We have found little law or comment on the question whether entries representing opinion evidence and made under the Uniform Act are admissible in the absence of a showing that the person making the entries is qualified as an expert. We have concluded that we should adopt the view “that entries in the form of opinions are not admissible if the declarant was not an expert making a statement concerning a matter within his expertise and as to which he would be competent to express an opinion if testifying in person.” McCormick on Evidence, 2d Ed., § 307, p. 721; Standard Oil Co. v. Moore, 251 F.2d 188, 214 (9th Cir. 1957).
Vie turn then to a consideration of this case. We cannot presume that Lloyd Hill would have been “competent to express an opinion if testifying in person.” Therefore, the determinative question is whether, under the evidence adduced, he was properly qualified.
It must be shown that a witness has “sufficient experience and acquaintance with the phenomena involved to testify as an expert.” Hyman v. Great Atlanta & Pacific Tea Co., 359 Mo. 1097, 1101, 225 S.W.2d 734, 736 (1949). However, a “witness may be competent to testify as an expert though his knowledge touching the question at issue may have been gained by practical experience rather than by scientific study or research.” Herman v. American Car & Foundry Co., 245 S.W. 387, 389 (Mo.App.1922). “The authorities generally agree that it would be impracticable to set any absolute standard as to the qualifications of an expert witness; and that of necessity the question must rest largely in *842the sound discretion of the trial court.” State v. Rose, 249 S.W.2d 324, 332 (Mo.banc 1952).

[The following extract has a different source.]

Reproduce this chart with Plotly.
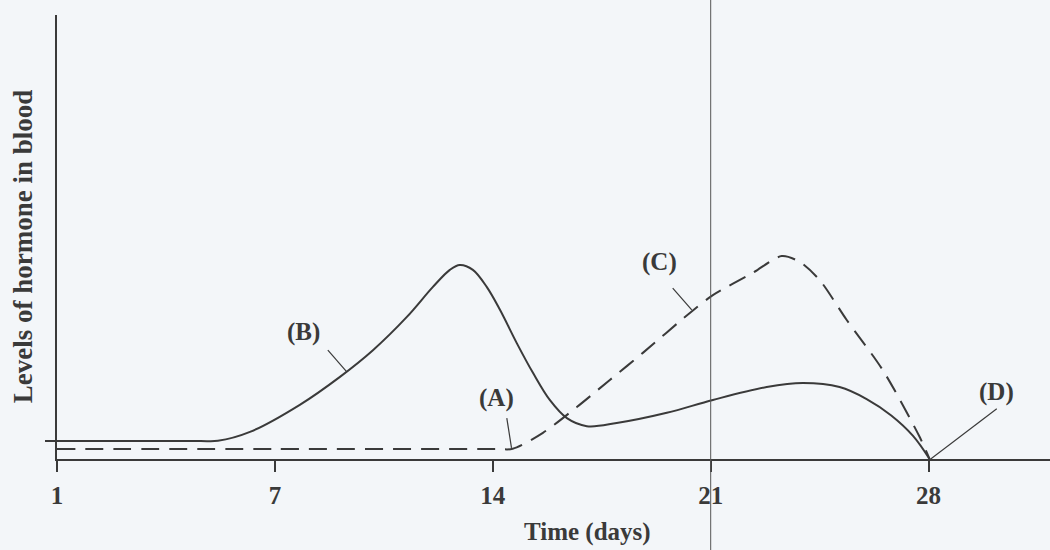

According to the evidence adduced, Lloyd Hill had been employed approximately a year by the Police Department Laboratory as a criminologist. The nature of his work was to examine and compare any clothing and debris that was brought in. He must have had a degree in his particular field. In view of this evidence, we cannot say that the trial court abused its discretion in ruling that Lloyd Hill qualified as an expert. Cf. State v. Taylor, 486 S.W.2d 239 (Mo.1972).
The judgment is affirmed.
MORGAN, C. J., and HENLEY, FINCH and RENDLEN, JJ., concur. BARDGETT, J., dissents in separate dissenting opinion filed. SEILER, J., dissents and concurs in separate dissenting opinion of BARDGETT, J.